Start

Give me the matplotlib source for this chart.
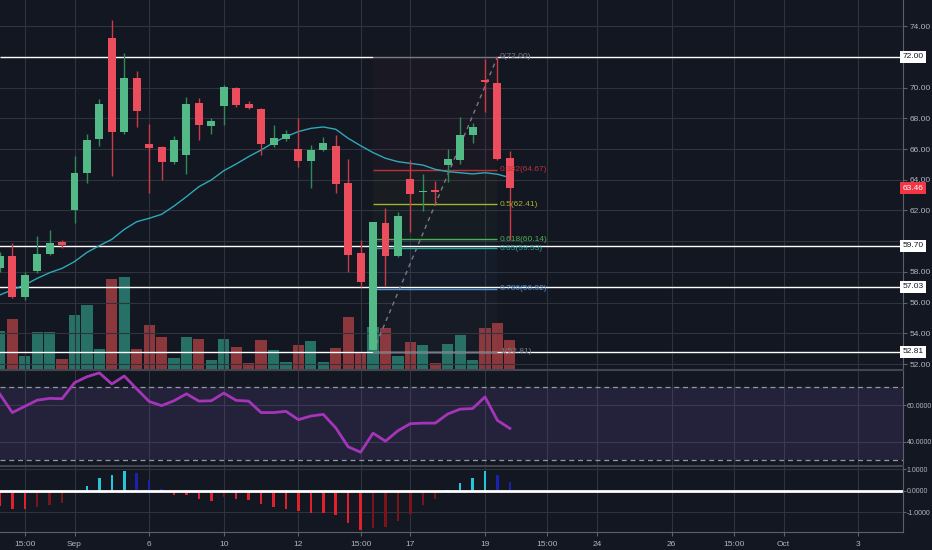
import matplotlib.pyplot as plt

plt.rcParams['font.family'] = ['Liberation Sans', 'DejaVu Sans']

# daily candles, one entry per bar
opens  = [58.24, 59.04, 56.38, 58.06, 59.17, 59.93, 62.03, 64.46, 66.63, 73.26,
          67.10, 70.61, 66.33, 66.16, 65.18, 65.62, 68.98, 67.50, 68.81, 69.96,
          68.92, 68.59, 66.27, 66.66, 65.98, 65.25, 65.94, 66.20, 63.77, 59.21,
          52.91, 61.20, 59.04, 64.03, 63.18, 63.33, 64.94, 65.29, 66.92, 70.50,
          70.33, 65.40]
highs  = [59.30, 59.90, 58.01, 60.34, 60.73, 60.10, 65.55, 66.98, 69.29, 74.41,
          72.24, 71.09, 67.64, 66.20, 66.85, 69.37, 69.35, 68.00, 70.18, 70.02,
          69.16, 68.66, 67.57, 67.24, 68.00, 66.27, 66.81, 66.92, 65.33, 60.08,
          61.27, 62.14, 61.92, 65.29, 64.38, 63.92, 65.98, 68.11, 67.72, 71.85,
          72.00, 65.90]
lows   = [58.00, 56.30, 56.17, 57.95, 59.10, 59.55, 61.20, 63.77, 66.20, 64.27,
          67.00, 67.42, 63.12, 63.99, 65.00, 64.38, 66.59, 66.96, 67.57, 68.72,
          68.60, 65.62, 66.16, 66.55, 64.86, 63.49, 65.85, 63.16, 58.02, 57.04,
          52.81, 57.08, 59.00, 60.62, 61.99, 62.51, 63.88, 65.03, 66.42, 68.40,
          65.30, 60.10]
closes = [59.04, 56.38, 57.78, 59.17, 59.87, 59.75, 64.42, 66.59, 68.92, 67.14,
          70.61, 68.50, 66.09, 65.18, 66.59, 68.94, 67.55, 67.83, 70.02, 68.87,
          68.70, 66.33, 66.70, 66.98, 65.22, 65.94, 66.42, 63.70, 59.10, 57.36,
          61.27, 59.04, 61.64, 63.07, 63.29, 63.23, 65.33, 66.92, 67.42, 70.35,
          65.36, 63.46]
ma_line = [56.50, 56.83, 57.15, 57.58, 57.95, 58.23, 58.67, 59.27, 59.71, 60.12,
           60.77, 61.27, 61.49, 61.75, 62.29, 62.90, 63.55, 63.99, 64.59, 65.03,
           65.51, 65.94, 66.42, 66.81, 67.14, 67.35, 67.44, 67.29, 66.70, 66.22,
           65.77, 65.40, 65.18, 65.07, 64.96, 64.68, 64.53, 64.46, 64.38, 64.46,
           64.36, 64.14]
volume = [3.9, 5.1, 1.4, 3.8, 3.8, 1.1, 5.5, 6.5, 2.1, 9.1,
          9.3, 2.1, 4.5, 3.3, 1.2, 3.3, 3.1, 1.0, 3.1, 2.3,
          0.7, 3.0, 2.0, 0.8, 2.5, 2.9, 0.8, 2.2, 5.3, 1.7,
          4.3, 4.2, 1.4, 2.8, 2.5, 0.7, 2.6, 3.5, 1.0, 4.2,
          4.7, 3.0]
rsi = [66.2, 56.1, 59.5, 62.9, 63.9, 63.7, 72.5, 75.8, 77.9, 71.8,
       76.2, 69.1, 62.2, 59.9, 62.6, 66.4, 62.4, 62.6, 66.8, 62.8,
       62.4, 56.1, 56.1, 56.8, 52.2, 54.2, 55.1, 47.7, 37.3, 34.3,
       44.8, 40.4, 46.1, 50.0, 50.3, 50.3, 55.3, 58.0, 58.3, 64.7,
       51.8, 47.4]
macd_hist = [-0.73, -0.85, -0.85, -0.76, -0.65, -0.56, -0.05, 0.21, 0.61, 0.73,
             0.94, 0.84, 0.48, 0.08, -0.19, -0.21, -0.37, -0.48, -0.29, -0.37,
             -0.44, -0.61, -0.77, -0.84, -0.97, -1.05, -1.05, -1.16, -1.50, -1.85,
             -1.74, -1.69, -1.40, -1.08, -0.68, -0.37, 0.05, 0.37, 0.61, 0.94,
             0.73, 0.40]

tick_pos = [2, 6, 12, 18, 24, 29, 33, 39, 44, 48, 54, 59, 63, 69]
tick_labels = ['15:00', 'Sep', '6', '10', '12', '15:00', '17', '19',
               '15:00', '24', '26', '15:00', 'Oct', '3']

levels = [72.00, 59.70, 57.03, 52.81]
last_price = 63.46
fib_high, fib_low = 72.00, 52.81
fib_start, fib_end = 30, 40
fib_ratios = [0, 0.382, 0.5, 0.618, 0.65, 0.786, 1]
fib_colors = ['#787b86', '#b8323c', '#a8b030', '#4caf50', '#26a69a', '#4f8fd0', '#787b86']

bg = '#131722'
grid_col = '#2f333e'
axis_col = '#5d606b'
text_col = '#b2b5be'
up_col, down_col = '#53b987', '#eb4d5c'
up_wick, down_wick = '#2e8b57', '#cf3a47'
up_vol, down_vol = '#267065', '#8c373c'

W, H = 932, 550
right_px = 902.7


def rect(top, bottom):
    return [0, 1 - bottom / H, right_px / W, (bottom - top) / H]


fig = plt.figure(figsize=(W / 100, H / 100), dpi=100, facecolor=bg)
ax_vol = fig.add_axes(rect(0, 370))
ax = fig.add_axes(rect(0, 370), sharex=ax_vol)
ax_rsi = fig.add_axes(rect(370, 465.7), sharex=ax_vol)
ax_macd = fig.add_axes(rect(465.7, 532.3), sharex=ax_vol)

x = list(range(len(opens)))
up = [c >= o for o, c in zip(opens, closes)]

for a in (ax_vol, ax, ax_rsi, ax_macd):
    a.set_facecolor(bg)
    for s in ('left', 'top', 'bottom'):
        a.spines[s].set_visible(False)
    a.spines['right'].set_color(axis_col)
    a.yaxis.tick_right()
    a.tick_params(axis='y', colors=axis_col, labelcolor=text_col, labelsize=6,
                  length=3, width=0.8, pad=2)
    a.tick_params(axis='x', colors=axis_col, labelcolor=text_col, labelsize=6,
                  length=3, width=0.8, pad=3, labelbottom=False, bottom=False)
    a.set_xticks(tick_pos)
    a.grid(True, color=grid_col, lw=0.8)
    a.set_axisbelow(True)

ax.patch.set_visible(False)
ax_vol.yaxis.set_visible(False)
ax_vol.grid(False)
ax_vol.spines['right'].set_visible(False)
ax_vol.set_xlim(0.01, 72.58)

# volume under the candles
ax_vol.bar(x, volume, width=0.9, color=[up_vol if u else down_vol for u in up])
ax_vol.set_ylim(0, 37)

# price pane; the 60 and 72 labels sit behind the level boxes
price_ticks = list(range(52, 76, 2))
ax.set_ylim(51.61, 75.71)
ax.set_yticks(price_ticks)
ax.set_yticklabels(['' if v in (60, 72) else f'{v:.2f}' for v in price_ticks])

ax.hlines(levels[0], 0, fib_start, color='white', lw=1, zorder=2)
ax.hlines(levels[0], fib_end, 72.58, color='white', lw=1, zorder=2)
for lv in levels[1:]:
    ax.axhline(lv, color='white', lw=1, zorder=2)

# fib retracement
fib_prices = [fib_high - r * (fib_high - fib_low) for r in fib_ratios]
for i in range(len(fib_prices) - 1):
    ax.fill_between([fib_start, fib_end], fib_prices[i], fib_prices[i + 1],
                    color=fib_colors[i + 1], alpha=0.045, lw=0, zorder=1)
for r, p, c in zip(fib_ratios, fib_prices, fib_colors):
    ax.hlines(p, fib_start, fib_end, color=c, lw=1, zorder=2)
    ax.text(fib_end + 0.2, p, f'{r:g}({p + 1e-6:.2f})', color=c, fontsize=6,
            ha='left', va='center', zorder=6)
ax.plot([fib_start, fib_end], [fib_low, fib_high], color='#787b86', lw=1,
        ls=(0, (3, 3)), zorder=2)

ax.plot(x, ma_line, color='#2fa8b8', lw=1.0, zorder=3)

bodies_b = [min(o, c) for o, c in zip(opens, closes)]
bodies_h = [max(abs(c - o), 0.12) for o, c in zip(opens, closes)]
ax.vlines(x, lows, highs, colors=[up_wick if u else down_wick for u in up],
          lw=1, zorder=4)
ax.bar(x, bodies_h, bottom=bodies_b, width=0.64,
       color=[up_col if u else down_col for u in up], zorder=5)

ytr = ax.get_yaxis_transform()
for lv in levels:
    ax.text(1.0, lv, f'{lv:.2f}', transform=ytr, ha='left', va='center',
            fontsize=6, color=bg, clip_on=False, zorder=10,
            bbox=dict(boxstyle='square,pad=0.3', fc='white', ec='none'))
ax.text(1.0, last_price, f'{last_price:.2f}', transform=ytr, ha='left',
        va='center', fontsize=6, color='white', clip_on=False, zorder=10,
        bbox=dict(boxstyle='square,pad=0.3', fc='#f23645', ec='none'))

# RSI pane
ax_rsi.axhspan(30, 70, color='#7e57c2', alpha=0.16, lw=0)
ax_rsi.axhline(70, color='#9598a1', lw=0.9, ls=(0, (4, 3)))
ax_rsi.axhline(30, color='#9598a1', lw=0.9, ls=(0, (4, 3)))
ax_rsi.plot(x, rsi, color='#a535b8', lw=2)
ax_rsi.set_ylim(26.9, 79.5)
ax_rsi.set_yticks([40, 60])
ax_rsi.set_yticklabels(['40.0000', '60.0000'])
ax_rsi.spines['top'].set_visible(True)
ax_rsi.spines['top'].set_color('#434651')
ax_rsi.spines['top'].set_linewidth(1.5)

# MACD histogram pane
hist_cols = []
for i, v in enumerate(macd_hist):
    prev = macd_hist[i - 1] if i > 0 else v
    if v >= 0:
        hist_cols.append('#26c6da' if v >= prev else '#1c22b0')
    else:
        hist_cols.append('#e0202a' if v <= prev else '#7a1418')
ax_macd.bar(x, macd_hist, width=0.2, color=hist_cols)
ax_macd.axhline(0, color='white', lw=2)
ax_macd.set_ylim(-1.95, 1.17)
ax_macd.set_yticks([-1, 0, 1])
ax_macd.set_yticklabels(['-1.0000', '0.0000', '1.0000'])
ax_macd.spines['top'].set_visible(True)
ax_macd.spines['top'].set_color('#434651')
ax_macd.spines['top'].set_linewidth(1.5)
ax_macd.spines['bottom'].set_visible(True)
ax_macd.spines['bottom'].set_color(axis_col)
ax_macd.tick_params(axis='x', labelbottom=True, bottom=True)
ax_macd.set_xticklabels(tick_labels)

for a in (ax_rsi, ax_macd):
    a.tick_params(axis='y', labelsize=5, length=2, pad=1)

fig.savefig('out.png', dpi=100, facecolor=bg)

End

■ Short task
Of all the lines in the listing above, how many include "matplotlib"? Write only the number.

■ Response below
2